Task statement -
Copy every line of the records below that holds the word "this".

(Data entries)
════════

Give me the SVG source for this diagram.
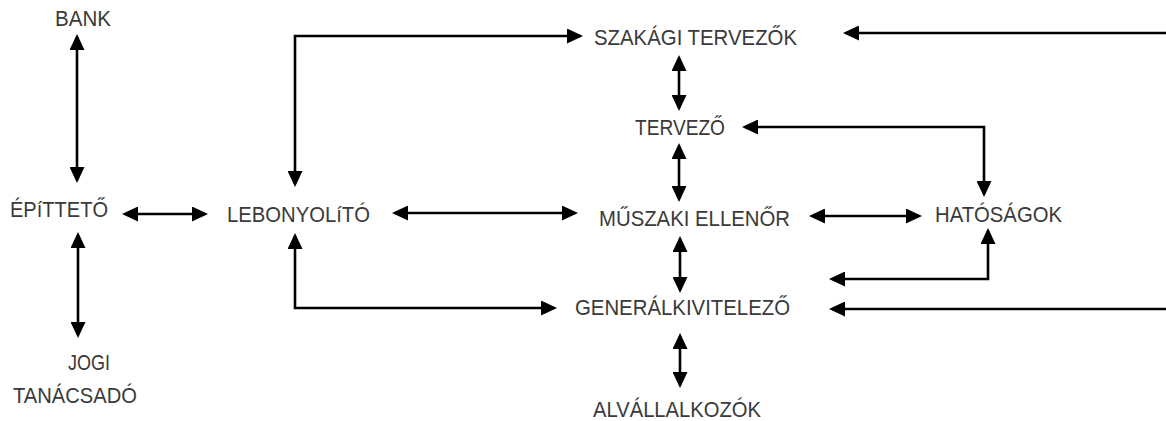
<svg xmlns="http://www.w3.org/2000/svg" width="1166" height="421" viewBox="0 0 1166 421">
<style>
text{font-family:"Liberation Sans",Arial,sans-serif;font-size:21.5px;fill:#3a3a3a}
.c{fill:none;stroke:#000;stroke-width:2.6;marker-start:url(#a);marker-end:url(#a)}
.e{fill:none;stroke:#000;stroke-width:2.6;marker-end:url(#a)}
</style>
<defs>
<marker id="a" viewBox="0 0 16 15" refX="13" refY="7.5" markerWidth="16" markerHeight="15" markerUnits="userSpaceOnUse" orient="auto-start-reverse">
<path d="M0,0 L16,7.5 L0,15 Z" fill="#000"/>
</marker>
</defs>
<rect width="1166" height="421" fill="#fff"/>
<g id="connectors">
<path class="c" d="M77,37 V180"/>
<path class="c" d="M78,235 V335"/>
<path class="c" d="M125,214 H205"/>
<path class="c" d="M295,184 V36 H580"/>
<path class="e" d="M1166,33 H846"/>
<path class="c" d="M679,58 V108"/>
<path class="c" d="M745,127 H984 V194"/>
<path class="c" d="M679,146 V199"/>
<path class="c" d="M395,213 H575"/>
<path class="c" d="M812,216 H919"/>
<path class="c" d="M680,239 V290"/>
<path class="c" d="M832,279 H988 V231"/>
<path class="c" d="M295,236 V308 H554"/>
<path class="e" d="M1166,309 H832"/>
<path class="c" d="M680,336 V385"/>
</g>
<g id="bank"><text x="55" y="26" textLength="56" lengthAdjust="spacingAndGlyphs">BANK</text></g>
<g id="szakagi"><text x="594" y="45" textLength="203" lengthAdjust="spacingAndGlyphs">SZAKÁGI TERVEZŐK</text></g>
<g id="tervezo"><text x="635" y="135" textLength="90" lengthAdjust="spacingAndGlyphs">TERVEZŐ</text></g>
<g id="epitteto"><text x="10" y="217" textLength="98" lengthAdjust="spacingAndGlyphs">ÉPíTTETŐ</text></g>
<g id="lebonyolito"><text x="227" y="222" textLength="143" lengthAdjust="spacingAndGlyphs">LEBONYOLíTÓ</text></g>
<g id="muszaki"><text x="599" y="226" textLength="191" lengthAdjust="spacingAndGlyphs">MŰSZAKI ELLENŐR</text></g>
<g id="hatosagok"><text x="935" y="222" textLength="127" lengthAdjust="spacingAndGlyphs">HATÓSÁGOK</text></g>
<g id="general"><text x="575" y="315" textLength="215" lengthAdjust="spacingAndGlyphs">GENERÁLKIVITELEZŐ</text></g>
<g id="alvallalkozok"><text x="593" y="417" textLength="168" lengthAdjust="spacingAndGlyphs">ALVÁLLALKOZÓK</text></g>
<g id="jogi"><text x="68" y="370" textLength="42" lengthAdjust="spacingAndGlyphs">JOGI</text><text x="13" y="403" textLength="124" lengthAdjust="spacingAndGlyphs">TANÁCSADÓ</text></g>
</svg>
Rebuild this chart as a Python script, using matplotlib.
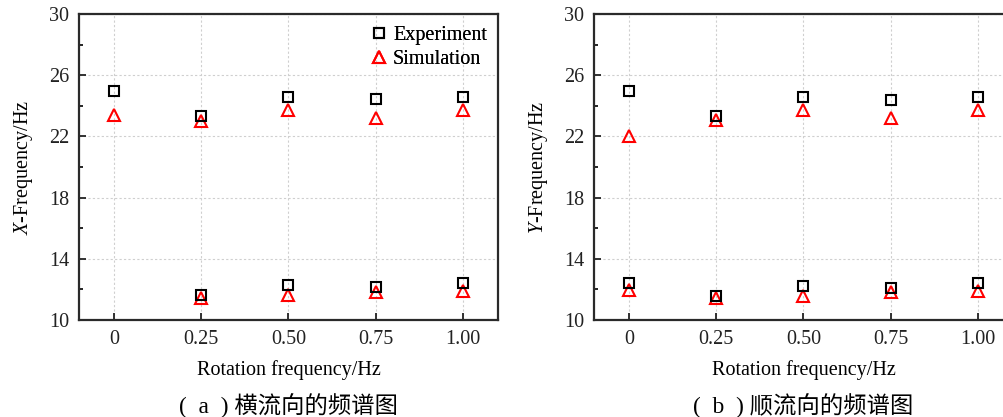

════════

The output -
Give me the SVG source for this diagram.
Rebuild this chart as a Python script, using matplotlib.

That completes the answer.